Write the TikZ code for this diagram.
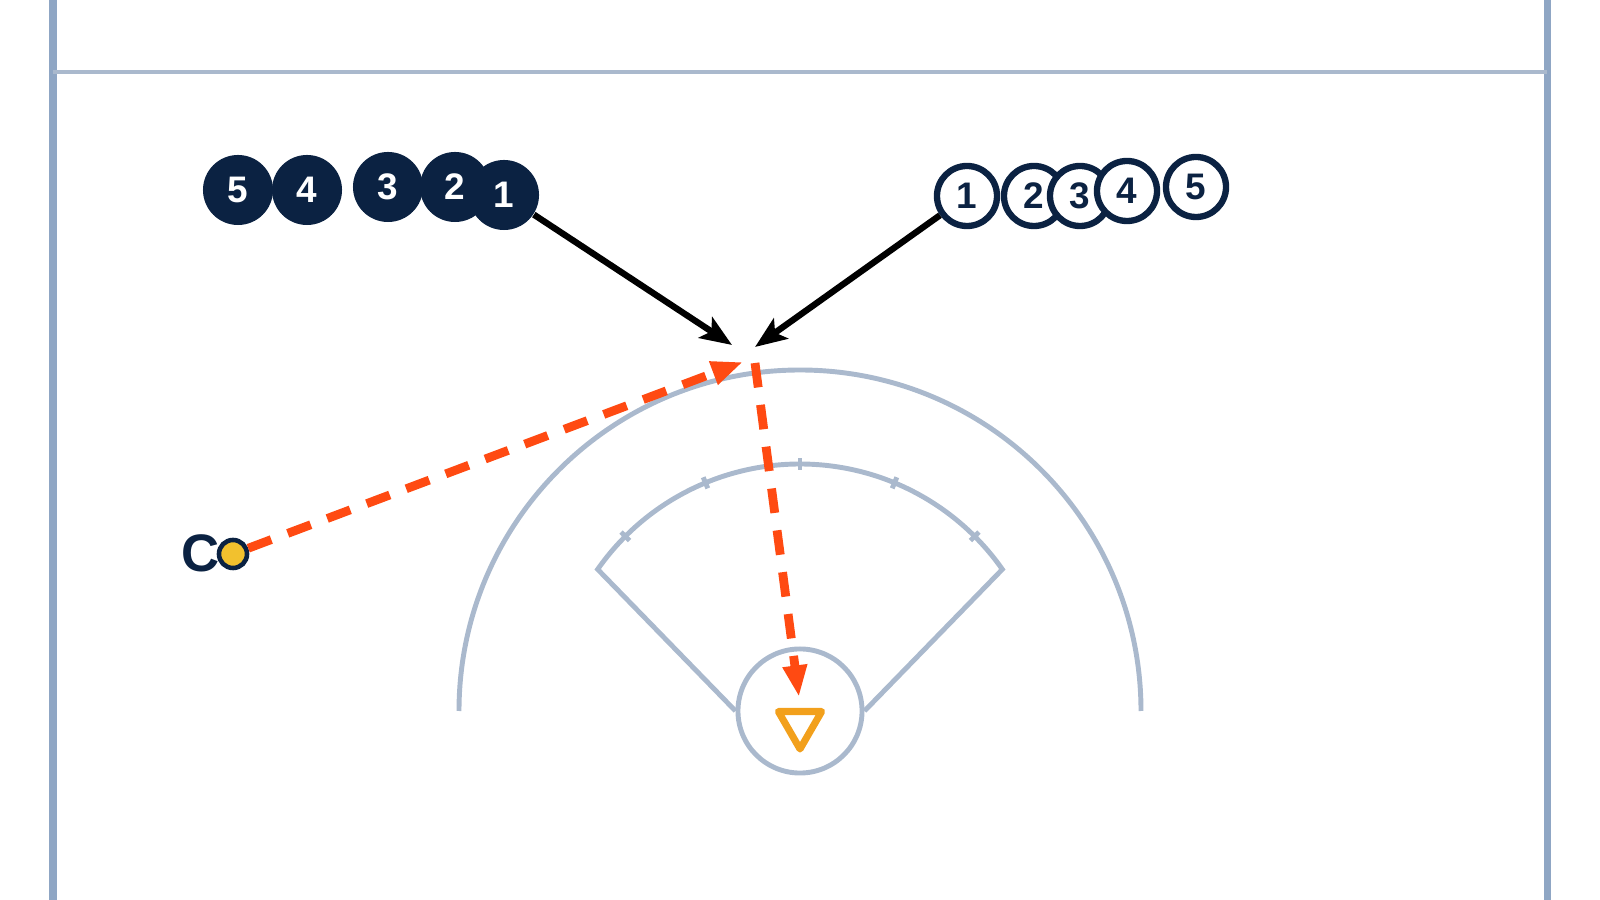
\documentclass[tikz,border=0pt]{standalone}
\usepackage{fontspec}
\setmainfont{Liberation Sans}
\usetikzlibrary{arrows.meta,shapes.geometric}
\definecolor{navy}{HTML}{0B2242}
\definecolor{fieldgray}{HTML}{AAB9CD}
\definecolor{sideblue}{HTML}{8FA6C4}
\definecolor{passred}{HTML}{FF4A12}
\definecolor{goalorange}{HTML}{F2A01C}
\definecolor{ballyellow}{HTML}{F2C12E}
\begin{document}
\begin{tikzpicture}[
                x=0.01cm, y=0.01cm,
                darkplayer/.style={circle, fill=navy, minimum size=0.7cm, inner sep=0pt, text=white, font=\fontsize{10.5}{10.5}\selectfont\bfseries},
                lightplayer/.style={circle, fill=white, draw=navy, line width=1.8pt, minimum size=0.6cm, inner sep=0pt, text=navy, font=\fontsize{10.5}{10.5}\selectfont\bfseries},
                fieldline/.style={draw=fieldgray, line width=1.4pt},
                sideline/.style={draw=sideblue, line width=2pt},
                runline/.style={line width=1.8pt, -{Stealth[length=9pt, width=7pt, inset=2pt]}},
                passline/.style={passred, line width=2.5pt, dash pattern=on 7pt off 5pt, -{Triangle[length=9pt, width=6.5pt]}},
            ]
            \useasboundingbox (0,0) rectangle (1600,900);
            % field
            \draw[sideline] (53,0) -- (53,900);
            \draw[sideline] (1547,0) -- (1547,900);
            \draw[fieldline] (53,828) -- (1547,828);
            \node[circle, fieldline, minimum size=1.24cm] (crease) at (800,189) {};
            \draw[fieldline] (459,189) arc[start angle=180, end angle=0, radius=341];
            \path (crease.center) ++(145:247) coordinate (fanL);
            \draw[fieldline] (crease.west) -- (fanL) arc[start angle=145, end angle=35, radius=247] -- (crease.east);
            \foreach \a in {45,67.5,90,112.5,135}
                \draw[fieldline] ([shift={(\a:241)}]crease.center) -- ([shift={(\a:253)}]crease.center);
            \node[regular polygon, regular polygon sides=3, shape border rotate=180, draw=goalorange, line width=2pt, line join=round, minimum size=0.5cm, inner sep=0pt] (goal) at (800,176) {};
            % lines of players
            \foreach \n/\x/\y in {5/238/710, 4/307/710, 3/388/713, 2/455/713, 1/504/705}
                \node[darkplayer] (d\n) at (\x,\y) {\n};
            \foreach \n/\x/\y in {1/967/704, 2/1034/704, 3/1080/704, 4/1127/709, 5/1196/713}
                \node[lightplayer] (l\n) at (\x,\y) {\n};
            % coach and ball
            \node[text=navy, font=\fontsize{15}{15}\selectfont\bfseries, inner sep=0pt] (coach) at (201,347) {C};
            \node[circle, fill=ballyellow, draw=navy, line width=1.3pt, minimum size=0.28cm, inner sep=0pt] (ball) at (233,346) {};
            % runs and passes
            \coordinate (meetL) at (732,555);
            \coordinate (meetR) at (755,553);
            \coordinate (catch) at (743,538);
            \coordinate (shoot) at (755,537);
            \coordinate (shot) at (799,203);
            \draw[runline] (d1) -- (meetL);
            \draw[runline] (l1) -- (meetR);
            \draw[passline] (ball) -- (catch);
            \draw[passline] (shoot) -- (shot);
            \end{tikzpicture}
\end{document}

··········

Working from the material above, transcribe it exactly while omitting pictures.

[SOLUTION TO THE EXERCISE]
Write the TikZ code for this diagram.
\documentclass[tikz,border=0pt]{standalone}
\usepackage{fontspec}
\setmainfont{Liberation Sans}
\usetikzlibrary{arrows.meta,shapes.geometric}
\definecolor{navy}{HTML}{0B2242}
\definecolor{fieldgray}{HTML}{AAB9CD}
\definecolor{sideblue}{HTML}{8FA6C4}
\definecolor{passred}{HTML}{FF4A12}
\definecolor{goalorange}{HTML}{F2A01C}
\definecolor{ballyellow}{HTML}{F2C12E}
\begin{document}
\begin{tikzpicture}[
                x=0.01cm, y=0.01cm,
                darkplayer/.style={circle, fill=navy, minimum size=0.7cm, inner sep=0pt, text=white, font=\fontsize{10.5}{10.5}\selectfont\bfseries},
                lightplayer/.style={circle, fill=white, draw=navy, line width=1.8pt, minimum size=0.6cm, inner sep=0pt, text=navy, font=\fontsize{10.5}{10.5}\selectfont\bfseries},
                fieldline/.style={draw=fieldgray, line width=1.4pt},
                sideline/.style={draw=sideblue, line width=2pt},
                runline/.style={line width=1.8pt, -{Stealth[length=9pt, width=7pt, inset=2pt]}},
                passline/.style={passred, line width=2.5pt, dash pattern=on 7pt off 5pt, -{Triangle[length=9pt, width=6.5pt]}},
            ]
            \useasboundingbox (0,0) rectangle (1600,900);
            % field
            \draw[sideline] (53,0) -- (53,900);
            \draw[sideline] (1547,0) -- (1547,900);
            \draw[fieldline] (53,828) -- (1547,828);
            \node[circle, fieldline, minimum size=1.24cm] (crease) at (800,189) {};
            \draw[fieldline] (459,189) arc[start angle=180, end angle=0, radius=341];
            \path (crease.center) ++(145:247) coordinate (fanL);
            \draw[fieldline] (crease.west) -- (fanL) arc[start angle=145, end angle=35, radius=247] -- (crease.east);
            \foreach \a in {45,67.5,90,112.5,135}
                \draw[fieldline] ([shift={(\a:241)}]crease.center) -- ([shift={(\a:253)}]crease.center);
            \node[regular polygon, regular polygon sides=3, shape border rotate=180, draw=goalorange, line width=2pt, line join=round, minimum size=0.5cm, inner sep=0pt] (goal) at (800,176) {};
            % lines of players
            \foreach \n/\x/\y in {5/238/710, 4/307/710, 3/388/713, 2/455/713, 1/504/705}
                \node[darkplayer] (d\n) at (\x,\y) {\n};
            \foreach \n/\x/\y in {1/967/704, 2/1034/704, 3/1080/704, 4/1127/709, 5/1196/713}
                \node[lightplayer] (l\n) at (\x,\y) {\n};
            % coach and ball
            \node[text=navy, font=\fontsize{15}{15}\selectfont\bfseries, inner sep=0pt] (coach) at (201,347) {C};
            \node[circle, fill=ballyellow, draw=navy, line width=1.3pt, minimum size=0.28cm, inner sep=0pt] (ball) at (233,346) {};
            % runs and passes
            \coordinate (meetL) at (732,555);
            \coordinate (meetR) at (755,553);
            \coordinate (catch) at (743,538);
            \coordinate (shoot) at (755,537);
            \coordinate (shot) at (799,203);
            \draw[runline] (d1) -- (meetL);
            \draw[runline] (l1) -- (meetR);
            \draw[passline] (ball) -- (catch);
            \draw[passline] (shoot) -- (shot);
            \end{tikzpicture}
\end{document}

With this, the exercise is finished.